Hugh Forrest, interactive director for SXSW, responded that Internet and social networking privacy is "a big focus at the 2014 event, as well it should be. It's something I think impacts all of us given how much social [media] is now just part of our lives. It's essentially woven into everything we do.... I've never uninvited a speaker, and so we wouldn't do this with Snowden.... I think it's the biggest thing we've ever done, in terms of political and cultural relevance. I'm proud and excited that Snowden wanted to get this message out at SXSW." Forrest also said that he was concerned about the possibility of the video cast being disrupted and said that SXSW was working to see that it "goes off flawlessly."

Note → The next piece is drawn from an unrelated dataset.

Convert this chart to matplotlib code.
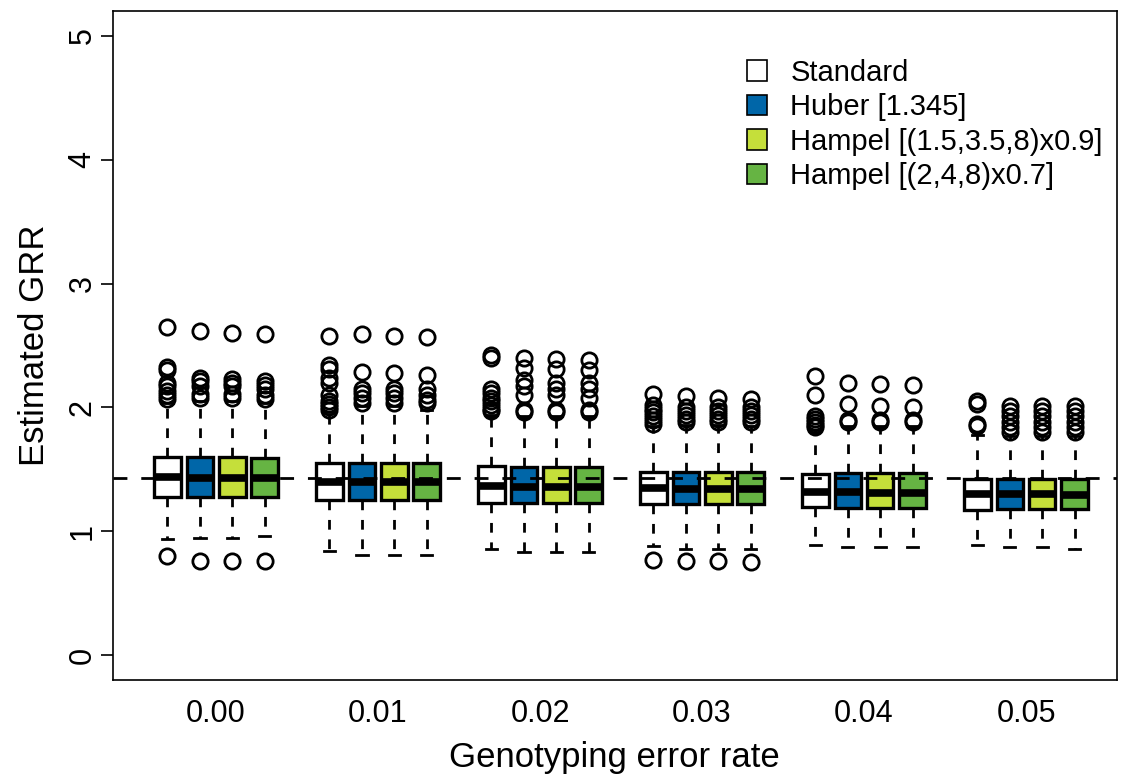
#!/usr/bin/env python3

import matplotlib
matplotlib.use("Agg")
import matplotlib.pyplot as plt
from matplotlib.patches import Patch

plt.rcParams["font.family"] = ["Liberation Sans", "DejaVu Sans"]

# Genotyping error rates (x groups)
rates = ["0.00", "0.01", "0.02", "0.03", "0.04", "0.05"]

methods = ["Standard", "Huber [1.345]", "Hampel [(1.5,3.5,8)x0.9]", "Hampel [(2,4,8)x0.7]"]
colors = ["#FFFFFF", "#0066A8", "#C5DF3A", "#66B443"]

# Box statistics, one list per method, one entry per rate
std_q1 = [1.28, 1.25, 1.23, 1.22, 1.20, 1.17]
std_med = [1.44, 1.40, 1.37, 1.35, 1.32, 1.30]
std_q3 = [1.60, 1.55, 1.53, 1.48, 1.46, 1.42]
std_lo = [0.94, 0.84, 0.86, 0.88, 0.89, 0.89]
std_hi = [2.04, 1.96, 1.94, 1.85, 1.82, 1.78]
std_out = [
    [0.80, 2.07, 2.10, 2.13, 2.17, 2.20, 2.30, 2.33, 2.65],
    [1.98, 2.00, 2.03, 2.05, 2.10, 2.20, 2.24, 2.31, 2.34, 2.58],
    [1.97, 1.99, 2.02, 2.05, 2.08, 2.12, 2.15, 2.40, 2.42],
    [0.77, 1.87, 1.90, 1.93, 1.96, 1.99, 2.02, 2.11],
    [1.84, 1.86, 1.88, 1.91, 1.93, 2.10, 2.25],
    [1.85, 1.87, 2.03, 2.05],
]

hub_q1 = [1.28, 1.25, 1.23, 1.22, 1.19, 1.18]
hub_med = [1.43, 1.40, 1.36, 1.34, 1.32, 1.30]
hub_q3 = [1.60, 1.55, 1.52, 1.48, 1.47, 1.42]
hub_lo = [0.95, 0.81, 0.83, 0.86, 0.87, 0.87]
hub_hi = [2.05, 2.01, 1.93, 1.86, 1.85, 1.77]
hub_out = [
    [0.76, 2.08, 2.11, 2.17, 2.21, 2.24, 2.62],
    [2.04, 2.08, 2.12, 2.15, 2.29, 2.59],
    [1.96, 1.98, 2.10, 2.17, 2.22, 2.32, 2.40],
    [0.76, 1.88, 1.91, 1.94, 1.97, 2.00, 2.09],
    [1.88, 1.90, 2.03, 2.20],
    [1.80, 1.84, 1.88, 1.93, 1.97, 2.01],
]

ham1_q1 = [1.28, 1.25, 1.23, 1.22, 1.19, 1.18]
ham1_med = [1.43, 1.40, 1.36, 1.34, 1.31, 1.30]
ham1_q3 = [1.60, 1.55, 1.52, 1.48, 1.47, 1.42]
ham1_lo = [0.95, 0.81, 0.83, 0.86, 0.87, 0.87]
ham1_hi = [2.05, 2.01, 1.93, 1.86, 1.85, 1.77]
ham1_out = [
    [0.76, 2.08, 2.11, 2.17, 2.20, 2.23, 2.60],
    [2.04, 2.08, 2.12, 2.15, 2.28, 2.58],
    [1.96, 1.98, 2.10, 2.15, 2.20, 2.31, 2.39],
    [0.76, 1.88, 1.91, 1.94, 1.97, 2.00, 2.08],
    [1.88, 1.90, 2.01, 2.19],
    [1.80, 1.84, 1.88, 1.93, 1.97, 2.01],
]

ham2_q1 = [1.28, 1.25, 1.23, 1.22, 1.19, 1.18]
ham2_med = [1.43, 1.40, 1.36, 1.34, 1.31, 1.29]
ham2_q3 = [1.59, 1.55, 1.52, 1.48, 1.47, 1.42]
ham2_lo = [0.96, 0.81, 0.83, 0.86, 0.87, 0.86]
ham2_hi = [2.04, 1.98, 1.93, 1.85, 1.85, 1.77]
ham2_out = [
    [0.76, 2.07, 2.10, 2.15, 2.18, 2.21, 2.59],
    [2.04, 2.06, 2.10, 2.15, 2.26, 2.57],
    [1.96, 1.98, 2.08, 2.15, 2.20, 2.30, 2.38],
    [0.75, 1.88, 1.91, 1.94, 1.97, 2.00, 2.07],
    [1.88, 1.90, 2.00, 2.18],
    [1.80, 1.84, 1.88, 1.93, 1.97, 2.01],
]

# Reference (true) GRR
true_grr = 1.43

series = [
    (std_q1, std_med, std_q3, std_lo, std_hi, std_out),
    (hub_q1, hub_med, hub_q3, hub_lo, hub_hi, hub_out),
    (ham1_q1, ham1_med, ham1_q3, ham1_lo, ham1_hi, ham1_out),
    (ham2_q1, ham2_med, ham2_q3, ham2_lo, ham2_hi, ham2_out),
]

fig = plt.figure(figsize=(11.28, 7.76), dpi=100)
ax = fig.add_axes([0.1002, 0.1237, 0.8898, 0.8621])

for m, (q1, med, q3, lo, hi, out) in enumerate(series):
    stats = []
    pos = []
    for g in range(len(rates)):
        stats.append(dict(q1=q1[g], med=med[g], q3=q3[g],
                          whislo=lo[g], whishi=hi[g], fliers=out[g]))
        # 4 boxes per group, one empty slot between groups
        pos.append(1 + 5 * g + m)
    ax.bxp(stats, positions=pos, widths=0.82, patch_artist=True,
           showfliers=True, capwidths=0.35,
           boxprops=dict(facecolor=colors[m], edgecolor="black", linewidth=2.4),
           medianprops=dict(color="black", linewidth=5.5, solid_capstyle="butt"),
           whiskerprops=dict(color="black", linewidth=2.0, linestyle=(0, (3.5, 3.5))),
           capprops=dict(color="black", linewidth=2.0),
           flierprops=dict(marker="o", markerfacecolor="none", markeredgecolor="black",
                           markersize=11, markeredgewidth=2.0),
           manage_ticks=False)

ax.axhline(true_grr, color="black", linewidth=2.0, linestyle=(0, (5, 5)), zorder=5)

ax.set_xlim(-0.68, 30.3)
ax.set_ylim(-0.2, 5.2)
ax.set_xticks([2.5 + 5 * g for g in range(len(rates))])
ax.set_xticklabels(rates, fontsize=22)
ax.tick_params(axis="x", length=0, pad=14)
ax.set_yticks(range(6))
ax.set_yticklabels([str(i) for i in range(6)], fontsize=22, rotation=90, va="center")
ax.tick_params(axis="y", length=9, width=1.2, pad=2)
for s in ax.spines.values():
    s.set_linewidth(1.2)

ax.set_xlabel("Genotyping error rate", fontsize=25, labelpad=8)
ax.set_ylabel("Estimated GRR", fontsize=25, labelpad=12)

handles = [Patch(facecolor=c, edgecolor="black", linewidth=1.2) for c in colors]
ax.legend(handles, methods, loc="upper left", bbox_to_anchor=(0.605, 0.968),
          frameon=False, fontsize=21, handlelength=0.7, handleheight=0.7,
          handletextpad=0.8, labelspacing=0.22)

plt.savefig("out.png", format="png")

Congressman Pompeo accused Snowden of committing "treasonous acts," and specifically said information released by Snowden provides "comfort" to Russia's leaders as they "work to re-establish their empire." Talking directly to SXSW's organizers, Pompeo called on them not to "stamp the imprimatur [official approval] of your fine organization on his [Snowden's] lawlessness." He accused Snowden of putting the lives of U.S. military personnel "at risk", and also endangering "the lives of the people who will attend your [the SXSW] conference."

So Snowden is somehow endangering the lives of people at SXSW? Coming from a leading representative of the government that has killed hundreds of thousands of people around the world in the last decade alone while it has established a surveillance system that literally monitors the globe and tracks vital information on millions of people, Pompeo's statements are not just astonishingly brazen hypocrisy, but are a thinly veiled threat upon conference organizers and attendees.

Readers should look to previous Revolution articles for a fuller analysis of the content and importance of Snowden's NSA leaks and the battle to defend him from prosecution by the U.S. government. But here we want to give cheers to the organizers of SXSW for seeing the importance of providing a broad platform for Snowden to speak, and for not backing down in the face of intimidation and threats from a powerful government official.